Although the male twin in this case is rarely affected by reduced fertility, in more than 90 percent of the cases, the female twin is completely infertile. Because of a transfer of hormones or a transfer of cells, the heifer’s reproductive tract is severely underdeveloped and sometimes even contains some elements of a bull’s reproductive tract. A freemartin is genetically female, but has many characteristics of a male. The ovaries of the freemartin do not develop correctly and remain very small. Also, the ovaries of a freemartin do not produce the hormones necessary to induce the behavioral signs of heat. The external vulvar region can range from a very normal looking female to a female that appears to be male. Usually, the vulva is normal except that in some animals an enlarged clitoris and large tufts of vulvar hair exist.

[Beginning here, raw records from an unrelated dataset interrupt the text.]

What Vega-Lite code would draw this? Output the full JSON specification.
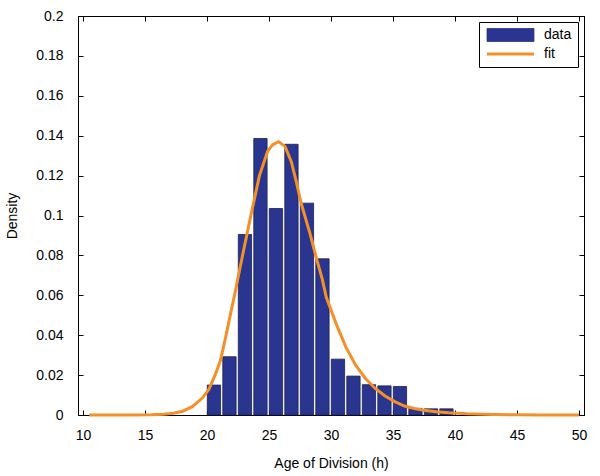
{
  "$schema": "https://vega.github.io/schema/vega-lite/v6.json",
  "width": 506,
  "height": 399,
  "autosize": "none",
  "padding": {"left": 78, "top": 16, "right": 16, "bottom": 61},
  "background": "white",
  "config": {
    "font": "Liberation Sans",
    "view": {"stroke": "#000", "strokeWidth": 1},
    "axis": {
      "grid": false,
      "domainColor": "#000",
      "tickColor": "#000",
      "labelColor": "#000",
      "titleColor": "#000",
      "labelFont": "Liberation Sans",
      "titleFont": "Liberation Sans",
      "labelFontSize": 14,
      "titleFontSize": 14,
      "titleFontWeight": "normal",
      "tickSize": -5,
      "labelFlush": false,
      "labelOverlap": false
    }
  },
  "datasets": {
    "bars": [
      {"age": 20.56, "density": 0.015, "series": "data"},
      {"age": 21.81, "density": 0.0292, "series": "data"},
      {"age": 23.06, "density": 0.0905, "series": "data"},
      {"age": 24.31, "density": 0.1386, "series": "data"},
      {"age": 25.56, "density": 0.1035, "series": "data"},
      {"age": 26.81, "density": 0.1357, "series": "data"},
      {"age": 28.06, "density": 0.1062, "series": "data"},
      {"age": 29.31, "density": 0.0783, "series": "data"},
      {"age": 30.56, "density": 0.028, "series": "data"},
      {"age": 31.81, "density": 0.0195, "series": "data"},
      {"age": 33.06, "density": 0.0152, "series": "data"},
      {"age": 34.31, "density": 0.0146, "series": "data"},
      {"age": 35.56, "density": 0.0143, "series": "data"},
      {"age": 36.81, "density": 0.0033, "series": "data"},
      {"age": 38.06, "density": 0.0031, "series": "data"},
      {"age": 39.31, "density": 0.0031, "series": "data"}
    ],
    "fit": [
      {"age": 10.5, "density": 0, "series": "fit"},
      {"age": 12, "density": 0, "series": "fit"},
      {"age": 14, "density": 0, "series": "fit"},
      {"age": 15.5, "density": 0.0001, "series": "fit"},
      {"age": 16.5, "density": 0.0004, "series": "fit"},
      {"age": 17.3, "density": 0.0009, "series": "fit"},
      {"age": 18.05, "density": 0.0019, "series": "fit"},
      {"age": 18.84, "density": 0.0043, "series": "fit"},
      {"age": 19.62, "density": 0.0085, "series": "fit"},
      {"age": 20.15, "density": 0.0128, "series": "fit"},
      {"age": 20.68, "density": 0.0205, "series": "fit"},
      {"age": 21.07, "density": 0.027, "series": "fit"},
      {"age": 21.47, "density": 0.038, "series": "fit"},
      {"age": 22.25, "density": 0.061, "series": "fit"},
      {"age": 22.9, "density": 0.081, "series": "fit"},
      {"age": 23.57, "density": 0.101, "series": "fit"},
      {"age": 24.23, "density": 0.12, "series": "fit"},
      {"age": 24.89, "density": 0.1322, "series": "fit"},
      {"age": 25.3, "density": 0.1355, "series": "fit"},
      {"age": 25.78, "density": 0.137, "series": "fit"},
      {"age": 26.3, "density": 0.1345, "series": "fit"},
      {"age": 26.8, "density": 0.127, "series": "fit"},
      {"age": 27.2, "density": 0.117, "series": "fit"},
      {"age": 27.6, "density": 0.106, "series": "fit"},
      {"age": 28.3, "density": 0.091, "series": "fit"},
      {"age": 28.85, "density": 0.078, "series": "fit"},
      {"age": 29.3, "density": 0.068, "series": "fit"},
      {"age": 29.62, "density": 0.059, "series": "fit"},
      {"age": 30.41, "density": 0.0458, "series": "fit"},
      {"age": 31.2, "density": 0.034, "series": "fit"},
      {"age": 31.99, "density": 0.025, "series": "fit"},
      {"age": 32.78, "density": 0.0183, "series": "fit"},
      {"age": 33.57, "density": 0.0133, "series": "fit"},
      {"age": 34.36, "density": 0.0095, "series": "fit"},
      {"age": 35.14, "density": 0.0067, "series": "fit"},
      {"age": 35.93, "density": 0.0045, "series": "fit"},
      {"age": 36.72, "density": 0.0033, "series": "fit"},
      {"age": 37.5, "density": 0.0024, "series": "fit"},
      {"age": 38.5, "density": 0.0016, "series": "fit"},
      {"age": 39.5, "density": 0.0011, "series": "fit"},
      {"age": 41, "density": 0.0006, "series": "fit"},
      {"age": 43, "density": 0.0003, "series": "fit"},
      {"age": 45, "density": 0.0001, "series": "fit"},
      {"age": 47, "density": 0, "series": "fit"},
      {"age": 50, "density": 0, "series": "fit"}
    ]
  },
  "layer": [
    {
      "data": {"name": "bars"},
      "mark": {"type": "bar", "size": 13.3, "stroke": "#1b2050", "strokeWidth": 0.8},
      "encoding": {
        "x": {
          "field": "age", "type": "quantitative",
          "scale": {"domain": [10, 50], "nice": false, "zero": false},
          "axis": {
            "orient": "bottom",
            "values": [10, 15, 20, 25, 30, 35, 40, 45, 50],
            "format": "~g",
            "labelPadding": 18,
            "title": "Age of Division (h)",
            "titlePadding": 14
          }
        },
        "y": {
          "field": "density", "type": "quantitative",
          "scale": {"domain": [0, 0.2], "nice": false},
          "axis": {
            "orient": "left",
            "values": [0, 0.02, 0.04, 0.06, 0.08, 0.1, 0.12, 0.14, 0.16, 0.18, 0.2],
            "format": "~g",
            "labelPadding": 20,
            "title": "Density",
            "titlePadding": 16
          }
        },
        "color": {
          "field": "series", "type": "nominal",
          "scale": {"domain": ["data", "fit"], "range": ["#2a3590", "#f39028"]},
          "legend": {
            "title": null,
            "orient": "top-right",
            "offset": 6,
            "padding": 6,
            "strokeColor": "#000",
            "fillColor": "white",
            "labelFontSize": 14,
            "labelColor": "#000",
            "labelFont": "Liberation Sans",
            "symbolSize": 100,
            "labelOffset": 45,
            "rowPadding": 3,
            "symbolOpacity": 1,
            "symbolType": {"expr": "datum.value === 'data' ? 'M-1,-1.3H8.4V1.3H-1Z' : 'M-1,0H8.4'"},
            "symbolStrokeColor": {"expr": "datum.value === 'data' ? '#1b2050' : '#f39028'"},
            "symbolStrokeWidth": {"expr": "datum.value === 'data' ? 0.8 : 3"}
          }
        }
      }
    },
    {
      "data": {"name": "fit"},
      "mark": {"type": "line", "strokeWidth": 3},
      "encoding": {
        "x": {
          "field": "age", "type": "quantitative",
          "axis": {
            "orient": "top",
            "values": [10, 15, 20, 25, 30, 35, 40, 45, 50],
            "labels": false,
            "title": null
          }
        },
        "y": {
          "field": "density", "type": "quantitative",
          "axis": {
            "orient": "right",
            "values": [0, 0.02, 0.04, 0.06, 0.08, 0.1, 0.12, 0.14, 0.16, 0.18, 0.2],
            "labels": false,
            "title": null
          }
        },
        "color": {"field": "series", "type": "nominal", "legend": null}
      }
    }
  ],
  "resolve": {"axis": {"x": "independent", "y": "independent"}}
}
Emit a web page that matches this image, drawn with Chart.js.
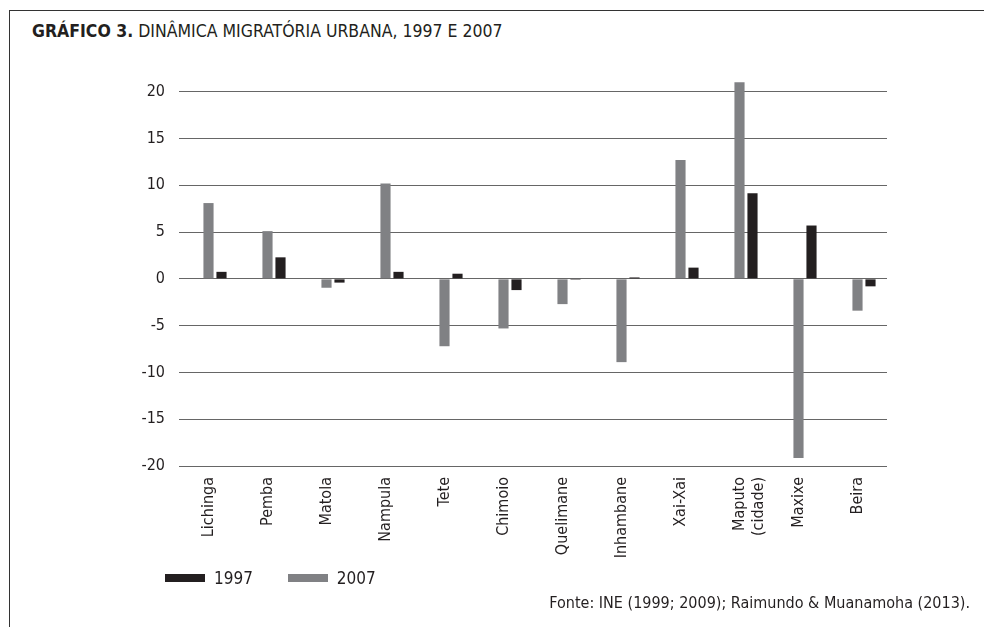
<!DOCTYPE html>
<html>
<head>
<meta charset="utf-8">
<script src="https://cdn.jsdelivr.net/npm/chart.js@4/dist/chart.umd.min.js"></script>
<style>
  html, body { margin:0; padding:0; background:#fff; }
  body { width:984px; height:627px; position:relative; overflow:hidden;
         font-family:"Liberation Sans Narrow","DejaVu Sans Condensed",sans-serif; color:#231f20; }
  .frame { position:absolute; left:9px; top:10px; right:-2px; bottom:-2px;
           border-top:1px solid #333; border-left:1px solid #333; }
  .title { position:absolute; left:32px; top:21px; font-size:17.5px; white-space:nowrap; }
  .title b { font-weight:bold; }
  .legend { position:absolute; top:568px; left:165px; font-size:17px; white-space:nowrap; }
  .legend span.item { display:inline-block; margin-right:30px; }
  .legend i { display:inline-block; width:40px; height:8px; vertical-align:middle; margin-right:9px; position:relative; top:-1px; }
  .source { position:absolute; right:14px; top:593px; font-size:16px; white-space:nowrap; }
  #chart { position:absolute; left:0; top:0; }
</style>
</head>
<body>
<div class="frame"></div>
<div class="title"><b>GRÁFICO 3.</b> DINÂMICA MIGRATÓRIA URBANA, 1997 E 2007</div>
<canvas id="chart" width="984" height="627"></canvas>
<div class="legend">
  <span class="item"><i style="background:#231f20"></i>1997</span>
  <span class="item"><i style="background:#808184"></i>2007</span>
</div>
<div class="source">Fonte: INE (1999; 2009); Raimundo &amp; Muanamoha (2013).</div>

<script>
var CITIES = ['Lichinga','Pemba','Matola','Nampula','Tete','Chimoio','Quelimane','Inhambane','Xai-Xai',['Maputo','(cidade)'],'Maxixe','Beira'];
var V1997 = [0.75, 2.3, -0.4, 0.75, 0.55, -1.2, -0.1, 0.15, 1.2, 9.15, 5.7, -0.8];
var V2007 = [8.1, 5.1, -0.95, 10.2, -7.2, -5.3, -2.7, -8.9, 12.7, 21.0, -19.15, -3.4];
var Y_TICKS = [-20,-15,-10,-5,0,5,10,15,20];

var FONT = '"Liberation Sans Narrow","DejaVu Sans Condensed",sans-serif';

function initChart(){
  var ctx = document.getElementById('chart').getContext('2d');
  var blank = [];
  for(var i=0;i<CITIES.length;i++){ blank.push(null); }
  new Chart(ctx, {
    type: 'bar',
    data: {
      labels: CITIES,
      datasets: [
        // empty slot so the pair sits right of the category centre, like the original
        { label:'', data: blank, backgroundColor:'rgba(0,0,0,0)' },
        { label:'2007', data: V2007, backgroundColor:'#808184' },
        { label:'1997', data: V1997, backgroundColor:'#231f20' }
      ]
    },
    options: {
      responsive: false,
      animation: false,
      categoryPercentage: 0.661,
      barPercentage: 0.78,
      layout: { padding: { left:119, right:97, top:73, bottom:61 } },
      plugins: { legend: { display:false }, tooltip: { enabled:false } },
      scales: {
        x: {
          grid: { display:false },
          border: { display:false },
          ticks: { color:'#231f20', font:{ family:FONT, size:16 }, minRotation:90, maxRotation:90, padding:3, autoSkip:false },
          afterFit: function(s){ s.height = 100; }
        },
        y: {
          min: -20, max: 22,
          border: { display:false },
          grid: { color:'#666', lineWidth:1, drawTicks:false },
          ticks: { color:'#231f20', font:{ family:FONT, size:16 }, padding:14, stepSize:5 },
          afterBuildTicks: function(s){
            s.ticks = Y_TICKS.map(function(v){ return { value:v }; });
          },
          afterFit: function(s){ s.width = 60; }
        }
      }
    }
  });
}

window.addEventListener('load', initChart);
</script>
</body>
</html>
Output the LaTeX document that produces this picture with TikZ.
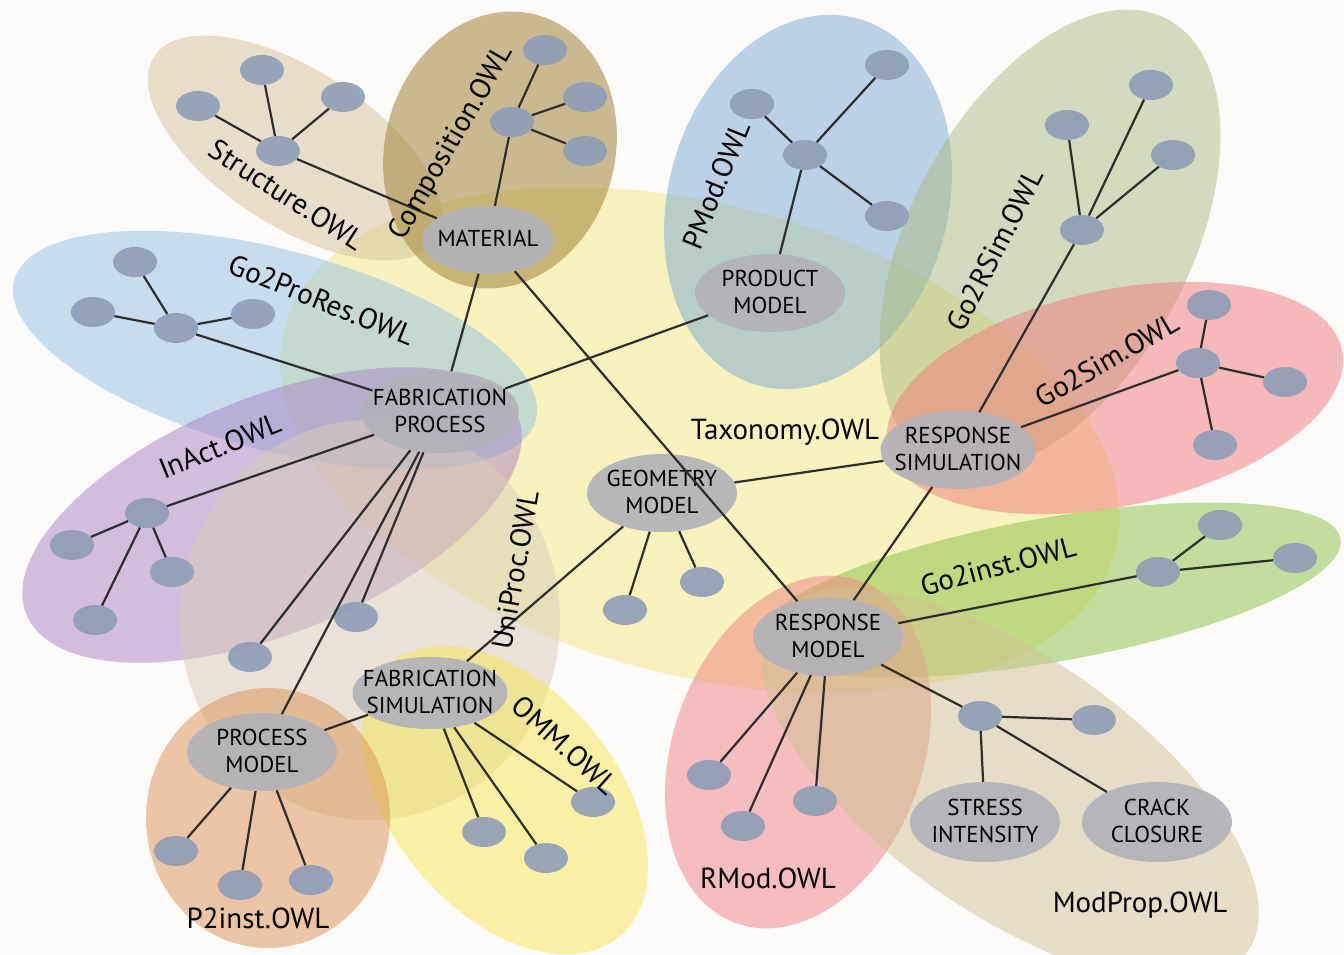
\documentclass[tikz,border=0pt]{standalone}
\usepackage{fontspec}
\setmainfont{PT Sans}
\usetikzlibrary{shapes.geometric}
\definecolor{bgc}{HTML}{FDFAFA}
\definecolor{cYel}{HTML}{F2E982}
\definecolor{cStr}{HTML}{D2C29A}
\definecolor{cCom}{HTML}{A88E48}
\definecolor{cPMod}{HTML}{7AAAD2}
\definecolor{cRSim}{HTML}{AABB82}
\definecolor{cSim}{HTML}{EE7A7A}
\definecolor{cInst}{HTML}{8AC244}
\definecolor{cPro}{HTML}{92C2E2}
\definecolor{cAct}{HTML}{AA82C2}
\definecolor{cUni}{HTML}{D8CCB8}
\definecolor{cOmm}{HTML}{F2E852}
\definecolor{cP2}{HTML}{DA9252}
\definecolor{cRMod}{HTML}{EE8282}
\definecolor{cMP}{HTML}{CEC292}
\definecolor{cNode}{HTML}{B2B2B8}
\definecolor{cDot}{HTML}{8E9DB7}
\definecolor{cLine}{HTML}{2E2E2E}
\newcommand{\ntxt}[1]{\makebox[0pt]{\smash{\raisebox{-0.32em}{\begin{tabular}{@{}c@{}}#1\end{tabular}}}}}
\begin{document}
\begin{tikzpicture}[x=1pt,y=-1pt,
  blob/.style={fill opacity=0.5},
  bignode/.style={ellipse, fill=cNode, fill opacity=0.92, text opacity=1, inner sep=0pt,
    minimum width=150pt, minimum height=78pt,
    font=\fontsize{23}{27}\selectfont},
  dot/.style={ellipse, fill=cDot, fill opacity=0.9, inner sep=0pt,
    minimum width=44pt, minimum height=30pt},
  lbl/.style={font=\fontsize{29}{32}\selectfont, inner sep=0pt},
  conn/.style={draw=cLine, line width=2.2pt}]
\useasboundingbox (0,0) rectangle (1344,955);
\fill[bgc] (0,0) rectangle (1344,955);
% blobs
\fill[blob, cYel, rotate around={-15:(700,440)}] (700,440) ellipse [x radius=430pt, y radius=235pt];
\fill[blob, cStr, rotate around={-33:(295,148)}] (295,148) ellipse [x radius=168pt, y radius=78pt];
\fill[blob, cCom, fill opacity=0.6, rotate around={-15:(500,150)}] (500,150) ellipse [x radius=115pt, y radius=140pt];
\fill[blob, cPMod, rotate around={-15:(808,202)}] (808,202) ellipse [x radius=140pt, y radius=190pt];
\fill[blob, cRSim, rotate around={62:(1050,240)}] (1050,240) ellipse [x radius=250pt, y radius=140pt];
\fill[blob, cSim, rotate around={12:(1115,398)}] (1115,398) ellipse [x radius=232pt, y radius=108pt];
\fill[blob, cInst, rotate around={10:(1050,590)}] (1050,590) ellipse [x radius=295pt, y radius=72pt];
\fill[blob, cPro, rotate around={-15:(275,350)}] (275,350) ellipse [x radius=270pt, y radius=100pt];
\fill[blob, cAct, rotate around={22:(272,515)}] (272,515) ellipse [x radius=265pt, y radius=118pt];
\fill[blob, cUni] (370,620) ellipse [x radius=190pt, y radius=200pt];
\fill[blob, cOmm, rotate around={-50:(505,800)}] (505,800) ellipse [x radius=178pt, y radius=112pt];
\fill[blob, cP2] (268,818) ellipse [x radius=122pt, y radius=130pt];
\fill[blob, cRMod, rotate around={-20:(798,752)}] (798,752) ellipse [x radius=125pt, y radius=182pt];
\fill[blob, cMP, rotate around={-35:(1010,785)}] (1010,785) ellipse [x radius=290pt, y radius=128pt];
% main nodes
\node[bignode, minimum width=132pt, minimum height=68pt] (mat) at (488,240) {\ntxt{MATERIAL}};
\node[bignode] (prod) at (770,293) {\ntxt{PRODUCT\\MODEL}};
\node[bignode, minimum width=158pt, minimum height=82pt] (fab) at (440,412) {\ntxt{FABRICATION\\PROCESS}};
\node[bignode] (geo) at (662,493) {\ntxt{GEOMETRY\\MODEL}};
\node[bignode, minimum width=155pt] (rsim) at (958,450) {\ntxt{RESPONSE\\SIMULATION}};
\node[bignode] (rmod) at (828,637) {\ntxt{RESPONSE\\MODEL}};
\node[bignode, minimum width=155pt, minimum height=72pt] (fsim) at (430,693) {\ntxt{FABRICATION\\SIMULATION}};
\node[bignode] (pm) at (262,752) {\ntxt{PROCESS\\MODEL}};
\node[bignode, minimum height=80pt] (si) at (985,822) {\ntxt{STRESS\\INTENSITY}};
\node[bignode, minimum height=80pt] (cc) at (1157,822) {\ntxt{CRACK\\CLOSURE}};
% small dots
\foreach \n/\x/\y in {st0/278/151, st1/198/106, st2/262/70, st3/343/97,
  co0/512/122, co1/545/50, co2/585/97, co3/585/151,
  pmo0/805/155, pmo1/752/104, pmo2/887/65, pmo3/887/216,
  rs0/1082/230, rs1/1067/125, rs2/1151/85, rs3/1173/155,
  gs0/1198/363, gs1/1209/305, gs2/1285/382, gs3/1215/445,
  gi0/1158/572, gi1/1220/525, gi2/1295/558,
  pr0/176/328, pr1/135/262, pr2/93/312, pr3/253/314,
  ia0/147/513, ia1/72/545, ia2/172/572, ia3/95/620,
  fp1/356/617, fp2/250/657, ge1/625/610, ge2/702/582,
  fs1/484/832, fs2/546/858, fs3/593/802,
  pm1/176/851, pm2/240/885, pm3/311/880,
  rm1/709/775, rm2/743/826, rm3/815/801, mp0/980/716, mp1/1094/720}
  \node[dot] (\n) at (\x,\y) {};
% connectors
\foreach \a/\b in {st0/st1, st0/st2, st0/st3, st0/mat,
  co0/co1, co0/co2, co0/co3, co0/mat, mat/fab, mat/rmod,
  pmo0/pmo1, pmo0/pmo2, pmo0/pmo3, pmo0/prod, prod/fab,
  rs0/rs1, rs0/rs2, rs0/rs3, rs0/rsim,
  gs0/gs1, gs0/gs2, gs0/gs3, gs0/rsim, rsim/geo, rsim/rmod,
  rmod/gi0, gi0/gi1, gi0/gi2,
  pr0/pr1, pr0/pr2, pr0/pr3, pr0/fab,
  ia0/ia1, ia0/ia2, ia0/ia3, ia0/fab,
  fab/fp1, fab/fp2, fab/pm, geo/ge1, geo/ge2, geo/fsim,
  fsim/pm, fsim/fs1, fsim/fs2, fsim/fs3,
  pm/pm1, pm/pm2, pm/pm3,
  rmod/rm1, rmod/rm2, rmod/rm3, rmod/mp0, mp0/mp1, mp0/si, mp0/cc}
  \draw[conn] (\a) -- (\b);
% labels
\node[lbl, rotate=-33] (lStr) at (287,195) {Structure.OWL};
\node[lbl, rotate=60] (lCom) at (452,143) {Composition.OWL};
\node[lbl, rotate=68] (lPMod) at (716,185) {PMod.OWL};
\node[lbl, rotate=63] (lRSim) at (995,250) {Go2RSim.OWL};
\node[lbl, rotate=30] (lSim) at (1107,360) {Go2Sim.OWL};
\node[lbl, rotate=15] (lInst) at (998,566) {Go2inst.OWL};
\node[lbl, rotate=-22] (lPro) at (322,300) {Go2ProRes.OWL};
\node[lbl, rotate=22] (lAct) at (220,446) {InAct.OWL};
\node[lbl] (lTax) at (785,432) {Taxonomy.OWL};
\node[lbl, rotate=80] (lUni) at (515,570) {UniProc.OWL};
\node[lbl, rotate=-42] (lOmm) at (565,745) {OMM.OWL};
\node[lbl] (lP2) at (258,918) {P2inst.OWL};
\node[lbl] (lRMod) at (768,878) {RMod.OWL};
\node[lbl] (lMP) at (1140,905) {ModProp.OWL};
\end{tikzpicture}
\end{document}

Freemartinism cannot be prevented; however, it can be diagnosed in a number of ways ranging from simple examination of the placental membranes to chromosomal evaluation. The cattleman can predict the reproductive value of this heifer calf at birth and save the feed and development costs if he is aware of the high probability of freemartinism. (Source: “The Causes and Effects of Freemartinism in Cattle” by Laurie Ann Lyon.)
In some cases, there are few, if any, symptoms of freemartinism because the male twin may have been aborted at an earlier stage of gestation. Hidden “freemartins” are often difficult to identify if replacement heifers are purchased. Therefore, this is another good reason to cull any open (non-pregnant) replacement heifer soon after her first breeding season.
Cows that are nursing twin calves will require an estimated 13 percent more energy intake to maintain body condition. The additional suckling pressure on the cow will extend the post-calving anestrus period. Therefore, cows nursing twins will take longer to re-cycle to rebreed for next year’s calf crop. In some cases, producers may want to consider early weaning of the twin calves to allow the cow to re-cycle in time to stay with the other cows in the herd.